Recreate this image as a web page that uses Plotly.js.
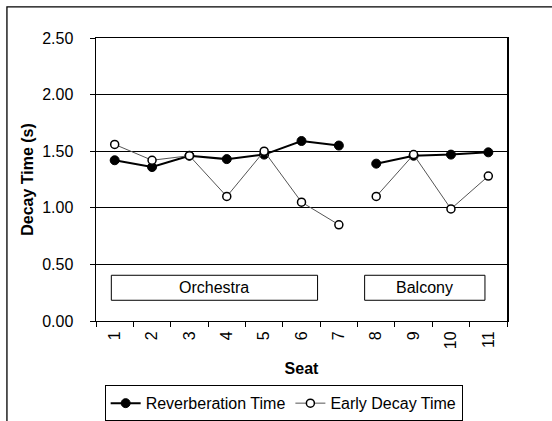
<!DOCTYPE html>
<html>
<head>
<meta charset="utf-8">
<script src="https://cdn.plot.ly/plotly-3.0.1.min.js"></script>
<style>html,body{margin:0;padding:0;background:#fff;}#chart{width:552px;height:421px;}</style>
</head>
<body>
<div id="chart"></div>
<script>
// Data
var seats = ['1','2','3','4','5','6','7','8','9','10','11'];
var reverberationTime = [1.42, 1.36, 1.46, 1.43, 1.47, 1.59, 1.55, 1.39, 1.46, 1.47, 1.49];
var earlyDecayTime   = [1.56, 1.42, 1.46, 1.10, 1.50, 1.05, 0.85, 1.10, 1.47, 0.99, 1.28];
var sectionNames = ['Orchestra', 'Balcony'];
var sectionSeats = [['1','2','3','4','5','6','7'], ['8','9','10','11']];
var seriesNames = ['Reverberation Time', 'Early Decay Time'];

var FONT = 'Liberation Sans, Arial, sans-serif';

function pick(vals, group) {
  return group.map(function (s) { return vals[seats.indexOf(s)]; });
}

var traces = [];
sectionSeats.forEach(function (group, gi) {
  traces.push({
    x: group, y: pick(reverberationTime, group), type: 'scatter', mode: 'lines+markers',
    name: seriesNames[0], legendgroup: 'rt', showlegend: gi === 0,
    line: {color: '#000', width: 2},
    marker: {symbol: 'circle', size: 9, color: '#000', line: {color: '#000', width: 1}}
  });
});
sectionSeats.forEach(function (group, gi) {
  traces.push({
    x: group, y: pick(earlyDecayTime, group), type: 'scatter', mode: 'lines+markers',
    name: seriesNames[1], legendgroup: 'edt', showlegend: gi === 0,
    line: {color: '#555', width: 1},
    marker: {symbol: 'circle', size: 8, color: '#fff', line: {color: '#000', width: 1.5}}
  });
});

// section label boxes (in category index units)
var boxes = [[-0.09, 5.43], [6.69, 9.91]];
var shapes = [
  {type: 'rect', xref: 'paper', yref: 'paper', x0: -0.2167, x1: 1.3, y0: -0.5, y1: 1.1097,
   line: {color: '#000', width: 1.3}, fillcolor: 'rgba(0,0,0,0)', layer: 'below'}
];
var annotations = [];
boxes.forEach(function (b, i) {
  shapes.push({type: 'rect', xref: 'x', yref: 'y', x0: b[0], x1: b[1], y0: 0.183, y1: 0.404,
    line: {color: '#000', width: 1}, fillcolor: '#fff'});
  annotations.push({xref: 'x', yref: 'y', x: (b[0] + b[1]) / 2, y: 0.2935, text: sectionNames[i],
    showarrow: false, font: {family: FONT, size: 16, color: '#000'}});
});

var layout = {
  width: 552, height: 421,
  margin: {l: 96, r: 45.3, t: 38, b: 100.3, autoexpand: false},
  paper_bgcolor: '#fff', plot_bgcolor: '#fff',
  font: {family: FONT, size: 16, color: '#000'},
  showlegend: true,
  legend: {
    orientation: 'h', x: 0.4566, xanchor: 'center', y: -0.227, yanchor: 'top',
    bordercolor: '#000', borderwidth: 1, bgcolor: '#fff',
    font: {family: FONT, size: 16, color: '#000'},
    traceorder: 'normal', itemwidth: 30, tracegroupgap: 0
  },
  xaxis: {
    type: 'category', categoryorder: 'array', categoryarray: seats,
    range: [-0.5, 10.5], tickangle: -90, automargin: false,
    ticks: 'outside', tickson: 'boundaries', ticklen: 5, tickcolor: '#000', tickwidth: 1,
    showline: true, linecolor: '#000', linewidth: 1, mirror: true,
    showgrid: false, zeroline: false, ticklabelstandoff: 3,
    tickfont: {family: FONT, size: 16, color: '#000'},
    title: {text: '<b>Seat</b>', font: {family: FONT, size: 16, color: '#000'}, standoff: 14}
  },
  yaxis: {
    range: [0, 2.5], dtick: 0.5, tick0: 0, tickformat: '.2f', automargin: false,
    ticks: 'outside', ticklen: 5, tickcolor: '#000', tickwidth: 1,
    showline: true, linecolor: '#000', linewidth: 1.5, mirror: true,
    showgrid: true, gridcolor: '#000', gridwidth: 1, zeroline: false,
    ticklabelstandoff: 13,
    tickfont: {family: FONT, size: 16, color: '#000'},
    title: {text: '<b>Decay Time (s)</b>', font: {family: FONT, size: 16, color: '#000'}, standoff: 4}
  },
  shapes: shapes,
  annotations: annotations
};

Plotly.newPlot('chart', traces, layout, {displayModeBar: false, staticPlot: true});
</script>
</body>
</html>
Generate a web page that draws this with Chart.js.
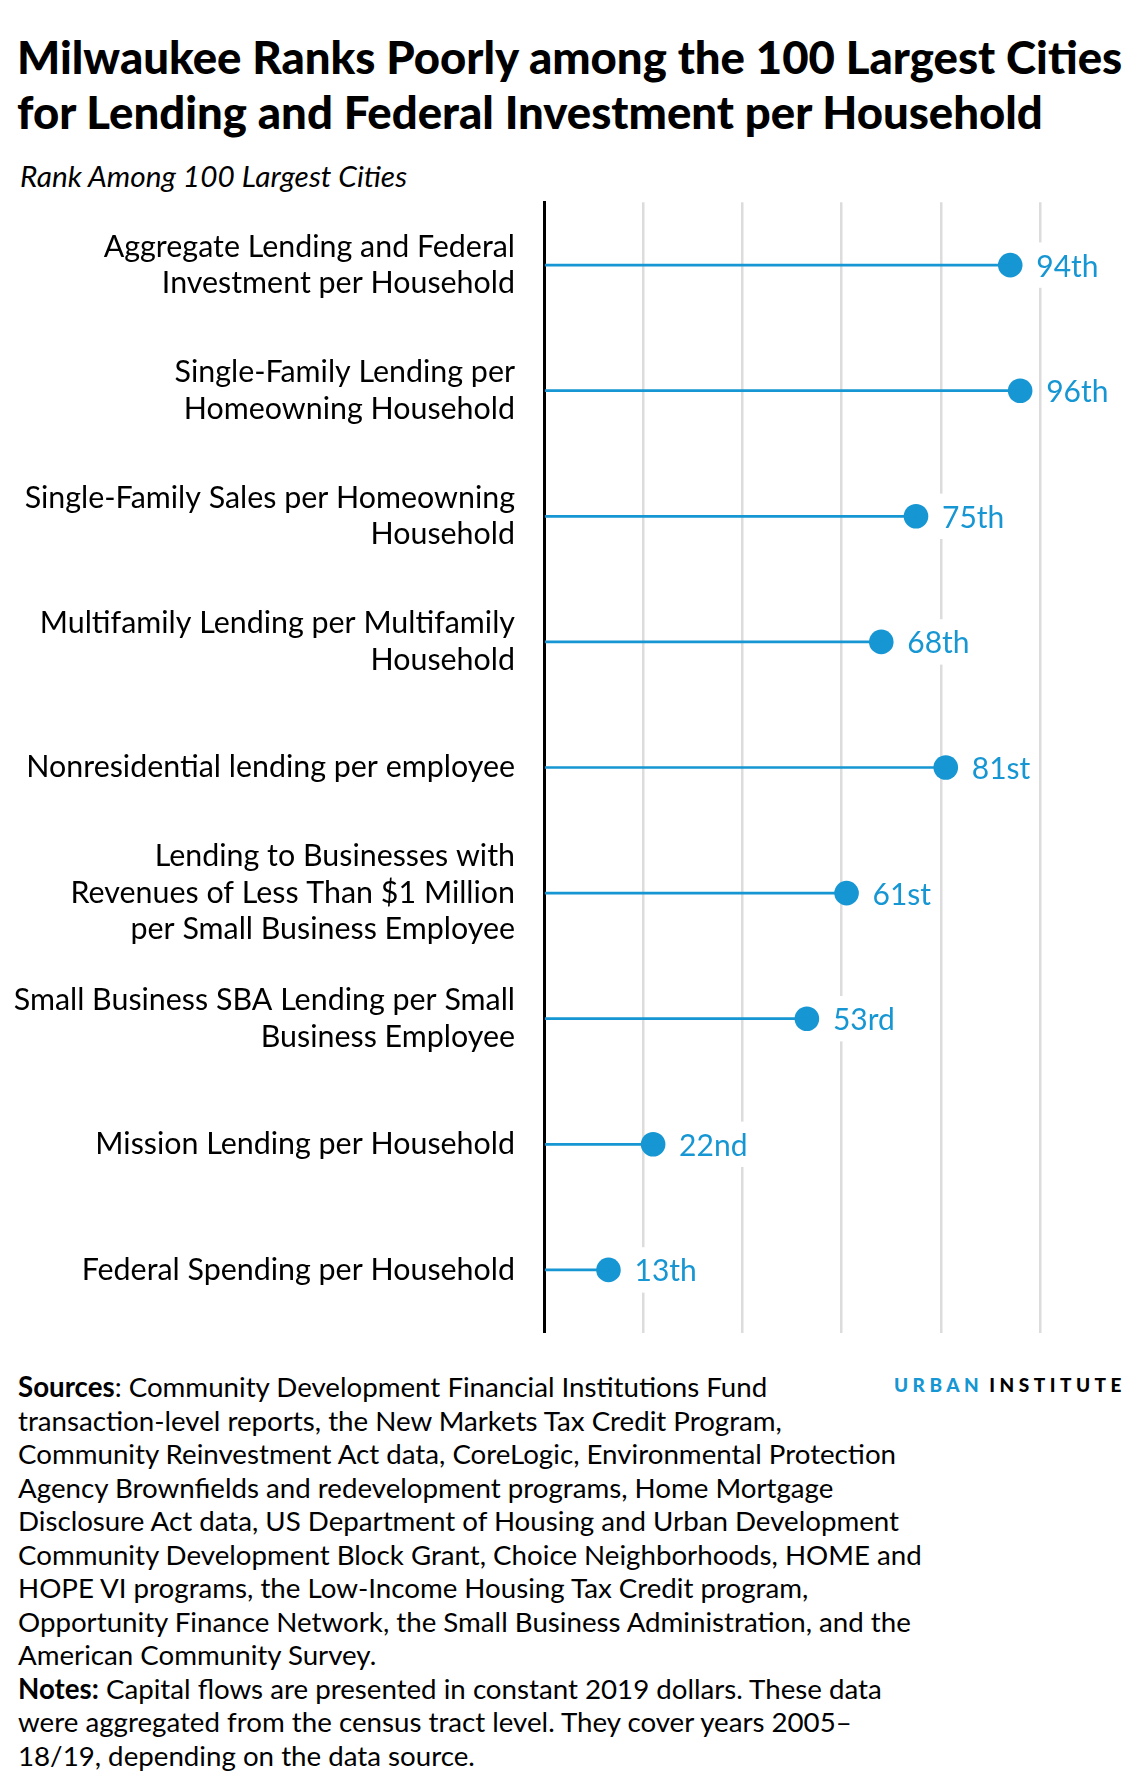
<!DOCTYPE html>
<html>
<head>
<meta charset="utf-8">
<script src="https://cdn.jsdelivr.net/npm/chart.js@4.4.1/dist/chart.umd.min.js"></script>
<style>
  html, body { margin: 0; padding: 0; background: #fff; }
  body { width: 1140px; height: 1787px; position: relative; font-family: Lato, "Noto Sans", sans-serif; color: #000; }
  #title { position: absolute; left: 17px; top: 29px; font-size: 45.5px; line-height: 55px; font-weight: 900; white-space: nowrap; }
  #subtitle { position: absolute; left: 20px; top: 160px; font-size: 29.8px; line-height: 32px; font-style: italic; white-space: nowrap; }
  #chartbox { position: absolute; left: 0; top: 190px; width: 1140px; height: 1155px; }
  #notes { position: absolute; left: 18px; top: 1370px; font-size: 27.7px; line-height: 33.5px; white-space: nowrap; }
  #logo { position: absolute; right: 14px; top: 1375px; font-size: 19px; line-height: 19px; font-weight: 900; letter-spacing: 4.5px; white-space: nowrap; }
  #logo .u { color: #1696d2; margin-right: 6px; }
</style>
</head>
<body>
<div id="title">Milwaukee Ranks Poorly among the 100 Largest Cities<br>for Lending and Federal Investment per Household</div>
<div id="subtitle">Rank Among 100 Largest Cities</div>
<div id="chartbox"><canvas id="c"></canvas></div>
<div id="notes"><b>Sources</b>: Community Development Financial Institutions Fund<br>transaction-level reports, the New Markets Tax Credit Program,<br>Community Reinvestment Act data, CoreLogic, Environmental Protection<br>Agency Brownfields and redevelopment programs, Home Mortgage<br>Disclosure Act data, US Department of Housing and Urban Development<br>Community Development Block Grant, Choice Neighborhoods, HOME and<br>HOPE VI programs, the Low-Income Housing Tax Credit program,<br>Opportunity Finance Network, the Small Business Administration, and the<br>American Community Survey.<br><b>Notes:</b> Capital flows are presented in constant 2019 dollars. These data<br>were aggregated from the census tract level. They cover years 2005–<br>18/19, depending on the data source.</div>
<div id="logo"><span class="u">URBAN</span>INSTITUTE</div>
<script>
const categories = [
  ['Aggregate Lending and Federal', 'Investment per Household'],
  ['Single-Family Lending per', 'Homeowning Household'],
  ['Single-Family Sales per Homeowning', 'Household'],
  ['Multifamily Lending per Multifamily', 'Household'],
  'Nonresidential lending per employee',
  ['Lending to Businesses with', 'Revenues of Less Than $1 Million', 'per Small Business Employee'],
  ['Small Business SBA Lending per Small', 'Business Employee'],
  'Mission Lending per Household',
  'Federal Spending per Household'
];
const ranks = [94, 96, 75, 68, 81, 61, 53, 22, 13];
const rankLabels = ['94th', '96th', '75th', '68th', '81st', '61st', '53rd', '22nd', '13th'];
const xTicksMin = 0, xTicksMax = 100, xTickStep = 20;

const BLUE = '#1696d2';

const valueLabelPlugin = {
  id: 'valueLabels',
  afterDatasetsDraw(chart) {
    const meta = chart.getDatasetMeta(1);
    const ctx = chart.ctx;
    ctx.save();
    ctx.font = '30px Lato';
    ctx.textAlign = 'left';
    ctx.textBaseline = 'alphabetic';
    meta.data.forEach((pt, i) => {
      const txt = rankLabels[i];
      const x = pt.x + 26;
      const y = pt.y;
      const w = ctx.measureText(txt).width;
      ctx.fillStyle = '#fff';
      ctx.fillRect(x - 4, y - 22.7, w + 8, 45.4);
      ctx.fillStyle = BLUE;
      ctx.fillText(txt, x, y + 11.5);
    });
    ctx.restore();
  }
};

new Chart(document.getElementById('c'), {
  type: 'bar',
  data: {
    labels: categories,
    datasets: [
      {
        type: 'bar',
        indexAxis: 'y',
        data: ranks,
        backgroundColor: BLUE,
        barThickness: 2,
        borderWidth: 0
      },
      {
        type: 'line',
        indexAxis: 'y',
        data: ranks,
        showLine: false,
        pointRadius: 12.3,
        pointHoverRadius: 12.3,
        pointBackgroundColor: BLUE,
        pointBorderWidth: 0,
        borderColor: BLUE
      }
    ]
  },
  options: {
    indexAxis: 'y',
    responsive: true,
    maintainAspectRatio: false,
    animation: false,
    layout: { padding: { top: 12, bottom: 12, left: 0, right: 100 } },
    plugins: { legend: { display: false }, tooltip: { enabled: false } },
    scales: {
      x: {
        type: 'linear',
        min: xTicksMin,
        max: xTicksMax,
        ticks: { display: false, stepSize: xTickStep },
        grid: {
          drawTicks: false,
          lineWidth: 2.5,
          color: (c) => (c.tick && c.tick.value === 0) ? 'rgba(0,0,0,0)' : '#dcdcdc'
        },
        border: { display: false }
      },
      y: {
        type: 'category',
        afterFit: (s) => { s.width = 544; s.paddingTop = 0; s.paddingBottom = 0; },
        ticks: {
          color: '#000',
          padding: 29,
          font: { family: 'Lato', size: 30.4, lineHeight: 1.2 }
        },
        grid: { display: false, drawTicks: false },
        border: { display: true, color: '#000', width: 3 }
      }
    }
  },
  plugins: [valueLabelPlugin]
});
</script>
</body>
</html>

Request: Which lines hold the word "that"? Return all of them from the records above.

Solution for this task:
Recreate this image as a web page that uses Plotly.js.
Generate a web page that draws this with Chart.js.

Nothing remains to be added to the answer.